[Collected material]

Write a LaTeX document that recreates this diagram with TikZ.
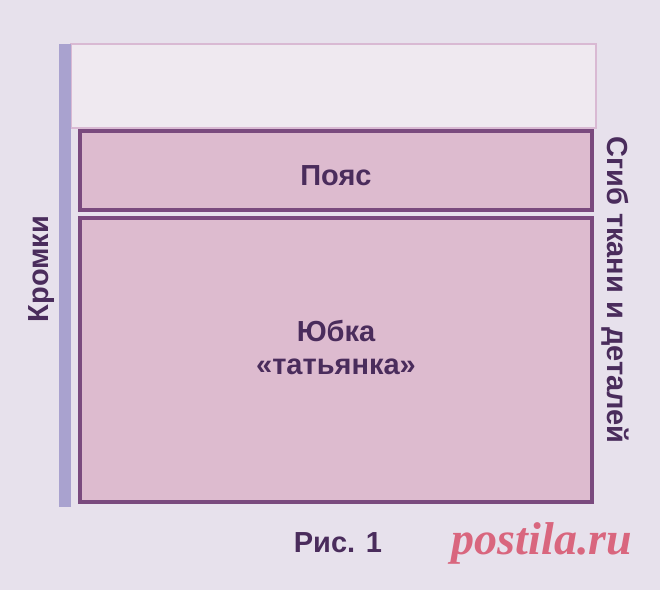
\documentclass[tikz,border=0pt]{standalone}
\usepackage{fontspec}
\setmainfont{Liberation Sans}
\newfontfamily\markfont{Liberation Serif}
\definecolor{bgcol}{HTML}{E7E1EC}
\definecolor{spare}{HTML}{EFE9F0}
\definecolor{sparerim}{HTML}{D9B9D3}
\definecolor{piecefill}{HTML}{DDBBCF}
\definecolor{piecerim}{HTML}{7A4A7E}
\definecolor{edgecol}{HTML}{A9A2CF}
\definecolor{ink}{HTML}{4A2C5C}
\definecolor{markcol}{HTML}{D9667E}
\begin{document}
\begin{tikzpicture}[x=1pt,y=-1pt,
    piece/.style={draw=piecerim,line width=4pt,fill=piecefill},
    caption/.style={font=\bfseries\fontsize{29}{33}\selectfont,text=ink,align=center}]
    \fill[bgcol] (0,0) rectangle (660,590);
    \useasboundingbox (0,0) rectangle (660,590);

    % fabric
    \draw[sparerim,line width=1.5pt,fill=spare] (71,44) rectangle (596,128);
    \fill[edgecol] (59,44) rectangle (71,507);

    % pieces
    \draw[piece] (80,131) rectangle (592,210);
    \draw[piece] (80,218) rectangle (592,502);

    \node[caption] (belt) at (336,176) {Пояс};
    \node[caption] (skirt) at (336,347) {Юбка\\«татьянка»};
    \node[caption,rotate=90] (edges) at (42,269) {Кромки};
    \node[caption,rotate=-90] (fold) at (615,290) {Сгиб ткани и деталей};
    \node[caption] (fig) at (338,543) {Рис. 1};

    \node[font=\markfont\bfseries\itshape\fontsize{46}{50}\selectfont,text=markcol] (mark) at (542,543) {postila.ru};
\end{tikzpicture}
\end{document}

[Task instructions] Do not include the images; transcribe the rest of the listing exactly.

[Exercise response]
Write a LaTeX document that recreates this diagram with TikZ.
\documentclass[tikz,border=0pt]{standalone}
\usepackage{fontspec}
\setmainfont{Liberation Sans}
\newfontfamily\markfont{Liberation Serif}
\definecolor{bgcol}{HTML}{E7E1EC}
\definecolor{spare}{HTML}{EFE9F0}
\definecolor{sparerim}{HTML}{D9B9D3}
\definecolor{piecefill}{HTML}{DDBBCF}
\definecolor{piecerim}{HTML}{7A4A7E}
\definecolor{edgecol}{HTML}{A9A2CF}
\definecolor{ink}{HTML}{4A2C5C}
\definecolor{markcol}{HTML}{D9667E}
\begin{document}
\begin{tikzpicture}[x=1pt,y=-1pt,
    piece/.style={draw=piecerim,line width=4pt,fill=piecefill},
    caption/.style={font=\bfseries\fontsize{29}{33}\selectfont,text=ink,align=center}]
    \fill[bgcol] (0,0) rectangle (660,590);
    \useasboundingbox (0,0) rectangle (660,590);

    % fabric
    \draw[sparerim,line width=1.5pt,fill=spare] (71,44) rectangle (596,128);
    \fill[edgecol] (59,44) rectangle (71,507);

    % pieces
    \draw[piece] (80,131) rectangle (592,210);
    \draw[piece] (80,218) rectangle (592,502);

    \node[caption] (belt) at (336,176) {Пояс};
    \node[caption] (skirt) at (336,347) {Юбка\\«татьянка»};
    \node[caption,rotate=90] (edges) at (42,269) {Кромки};
    \node[caption,rotate=-90] (fold) at (615,290) {Сгиб ткани и деталей};
    \node[caption] (fig) at (338,543) {Рис. 1};

    \node[font=\markfont\bfseries\itshape\fontsize{46}{50}\selectfont,text=markcol] (mark) at (542,543) {postila.ru};
\end{tikzpicture}
\end{document}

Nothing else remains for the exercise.